Most important text I read and that I read continually: Being and Time by Martin Heidegger, arguably the most important work of non-fiction in the 20th century. All philosophy begins here. His entire corpus is included in my list, but you must start with B&T. No Heidegger, no Orthodoxy for me.
We briefly read some Heidegger in my Contemporary Philosophy class this last summer, and we will read some again in my Phenomenology class this spring. Maybe at some point I'll read all of Being and Time so that I can understand why this particular philosopher had such a profound impact on you. I look forward to it.
It showed me, like every other thing that mattered, was that most the questions I cared about were the wrong ones and how I gotten to those wrong questions in the first place and showed me where to begin trying to think.
Frankly, as much as Heidegger would strangle me, you can get similar results from Freud and perhaps Marx. And if you have a truly sharp mind which can span the so-called analytical to the synthetic, then Goedel can do it as well.
But I've yet to see anyone frame the problematic of metaphysics so eloquently and straightforwardly and concretely as Heidegger.
If you have the right sense of humor, neech can do it as well, but I've met maybe three people ever who did. If you ain't laughing when you read neech, you are doing it wrong. Most of the time with Heidegger as well. Maybe less of a laugh and more of a grin.

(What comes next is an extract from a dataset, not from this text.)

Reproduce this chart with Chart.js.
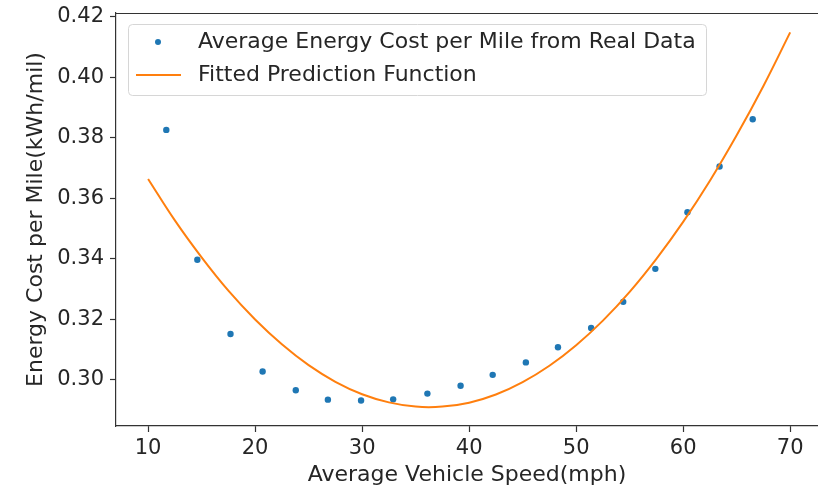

Favorites are stupid, but I will say that really in terms of impact nothing probably was more singularly altering my life than the Euclid we did in 9th grade. Just some dumb poor kids working though worn out abridged versions of
The Elements. That is what really cast the die for me. It allowed me a clear grasp of my potency for the metaphysical prejudice of our time and then led me to Goedel via mathematics / logic which lead to the dead end which opened with Heidegger.
It was weird that in that stupid school I had a math teacher who was actually a PhD, who for reasons too long to mention, worked in a no-man's land of education. I didn't realize till we had an exchange student from Turkey, who was light years beyond us in terms of education, how accomplished our teacher was and how generously he allowed some us to take from his experience.
If it wasn't for him, I wouldn't have had the chance to able blow many awesome opportunities.